Die meisten im Alltag verwendeten Öle (z.B. Sonnenblumen, Soja, Raps und Mais) enthalten genug Linol­säure. Allerdings liefern nur Soja- und Rapssamenöl auch kleine Mengen der Alpha-Linolensäure. Der an Alpha-Linolensäure reiche Leinsamen ist wegen seiner Fettsäuren und der Bitterstoffe seines Öls nicht zum Kochen geeignet. Da Fleisch und Getreide ebenfalls keine wichtigen Quellen für Alpha-Linolensäure oder höhere Omega-3-Fettsäuren darstellen, mangelt es den westlichen Ländern häufig an Omega-3-Fettsäuren in der täglichen Ernährung. Es gibt Hinweise darauf, dass ein Mangel an Omega-3-Fettsäuren zu verschiedenen weit verbreiteten akuten und chronischen Erkrankungen beiträgt. Das typische Verhältnis von Linolsäure zu Alpha-Linolensäure im Hanföl liegt nah bei einem Verhältnis von 4:1 bis 6:1, welches von Ernährungs­wissenschaftlern als optimal für den menschlichen Organismus angesehen wird. Dieses Verhältnis ist wesentlich optimaler, als bei allen anderen herkömmlich zum Kochen verwendeten Pflanzenölen - mit Ausnahme von Rapsöl, welches ähnlich optimale Verhältnisse aufweist.

Das Vorkommen an Gamma-Linolensäure und Stearidonsäure im Hanföl bietet über die günstige Zusammensetzung der Fettsäuren Linolsäure und Alpha-Linolensäure hinaus einen zusätzlichen Nutzen für Personen, bei denen die Umwandlung der beiden essenziellen Fettsäuren zu diesen höheren Fettsäuren durch genetische, ernährungsbedingte oder andere Lebensumstände nicht oder nicht in ausreichendem Umfang über den Stoffwechsel erfolgt.

Normalerweise benötigt der gesunde Organismus keine Gamma-Linolensäure, da diese durch ein Enzym, die Delta-6-Desaturase aus Linolsäure gebildet wird. Um aber vollständig vom Körper genutzt werden zu können, muss die Linolsäure in eine Anzahl anderer Substanzen metabolisiert werden. Wenn die Delta-6-Desaturase-Aktivität aus irgendeinem Grund vermindert ist, dann können gesundheitliche Störungen, wie zum Beispiel Hautprobleme, auftreten. Die direkte Zuführung der Gamma-Linolensäure kann dann eine adäquate Maßnahme sein, um wieder eine normale Funktion zu gewährleisten.

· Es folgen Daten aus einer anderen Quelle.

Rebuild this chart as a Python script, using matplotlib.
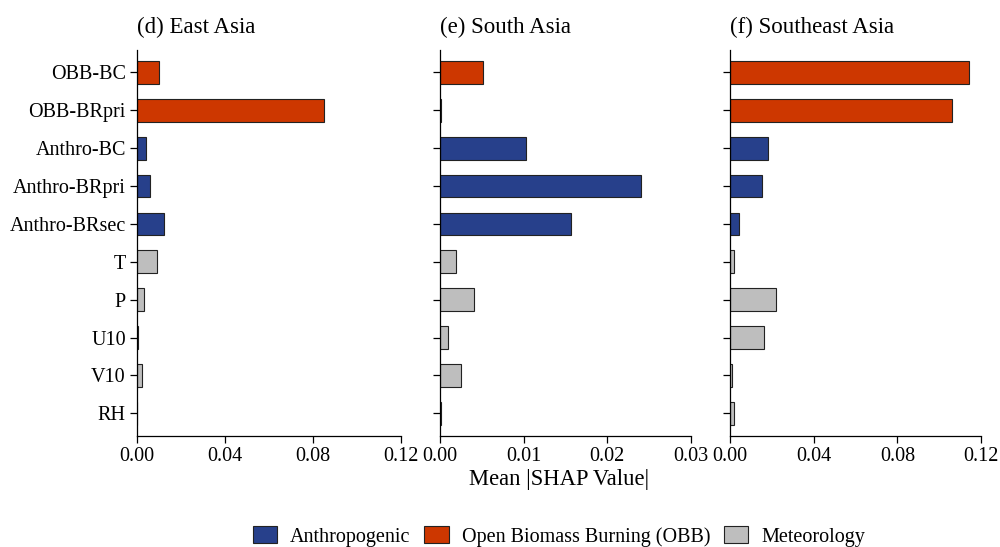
import numpy as np
import matplotlib
matplotlib.use("Agg")
import matplotlib.pyplot as plt
from matplotlib.patches import Patch

plt.rcParams['font.family'] = ['Liberation Serif', 'DejaVu Serif']

features = ['OBB-BC', 'OBB-BRpri', 'Anthro-BC', 'Anthro-BRpri', 'Anthro-BRsec',
            'T', 'P', 'U10', 'V10', 'RH']
groups = ['OBB', 'OBB', 'Anthro', 'Anthro', 'Anthro',
          'Met', 'Met', 'Met', 'Met', 'Met']

east_asia = [0.0101, 0.0851, 0.0041, 0.0058, 0.0124, 0.0089, 0.0033, 0.0005, 0.0024, 0.0002]
south_asia = [0.0051, 0.0001, 0.0103, 0.0240, 0.0156, 0.0019, 0.0041, 0.0009, 0.0025, 0.0001]
southeast_asia = [0.1143, 0.1059, 0.0181, 0.0153, 0.0041, 0.0019, 0.0218, 0.0164, 0.0011, 0.0019]

titles = ['(d) East Asia', '(e) South Asia', '(f) Southeast Asia']
xmax = [0.12, 0.03, 0.12]
xticks = [[0.00, 0.04, 0.08, 0.12], [0.00, 0.01, 0.02, 0.03], [0.00, 0.04, 0.08, 0.12]]

colors = {'Anthro': '#27408B', 'OBB': '#CD3700', 'Met': '#BEBEBE'}
legend_names = {'Anthro': 'Anthropogenic', 'OBB': 'Open Biomass Burning (OBB)',
                'Met': 'Meteorology'}

fig = plt.figure(figsize=(10, 5.47), dpi=100)
lefts = [0.137, 0.440, 0.730]
widths = [0.264, 0.251, 0.251]
bottom, height = 0.203, 0.706

y = np.arange(len(features))
for i, vals in enumerate([east_asia, south_asia, southeast_asia]):
    ax = fig.add_axes([lefts[i], bottom, widths[i], height])
    ax.barh(y, vals, height=0.6, color=[colors[g] for g in groups],
            edgecolor='#222222', linewidth=0.8)
    ax.set_ylim(9.6, -0.6)
    ax.set_xlim(0, xmax[i])
    ax.set_xticks(xticks[i])
    ax.set_xticklabels(['%.2f' % t for t in xticks[i]])
    ax.set_yticks(y)
    if i == 0:
        ax.set_yticklabels(features)
    else:
        ax.set_yticklabels([])
    for s in ['top', 'right']:
        ax.spines[s].set_visible(False)
    for s in ['left', 'bottom']:
        ax.spines[s].set_linewidth(0.9)
    ax.tick_params(axis='both', labelsize=14.5, length=5, width=0.9, colors='black', pad=3)
    ax.text(0.0, 1.03, titles[i], transform=ax.transAxes, fontsize=16.5,
            ha='left', va='bottom')

fig.text(0.559, 0.124, 'Mean |SHAP Value|', ha='center', va='center', fontsize=16.3)

handles = [Patch(facecolor=colors[k], edgecolor='#222222', linewidth=0.8, label=legend_names[k])
           for k in ['Anthro', 'OBB', 'Met']]
fig.legend(handles=handles, loc='center', bbox_to_anchor=(0.559, 0.019), ncol=3,
           frameon=False, fontsize=14.5, handlelength=1.2, handleheight=0.9,
           columnspacing=0.7, handletextpad=0.65)

fig.savefig('out.png', dpi=100)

Der Vergleich der Zusammensetzung des Hanföls mit anderen Ölen zeigt, dass der Anteil an Gamma-Linolensäure im Hanföl nicht besonders hoch ist. So enthalten zum Beispiel Borretsch- und Nachtkerzenöl jeweils höhere Konzentrationen an Gamma-Linolensäure. Doch ihre Instabilität, der unangenehme Geschmack, aber auch die höheren Kosten machen diese Öle als Speiseöle ungeeignet – sie werden am Markt vor allem in Form von Kapseln angeboten.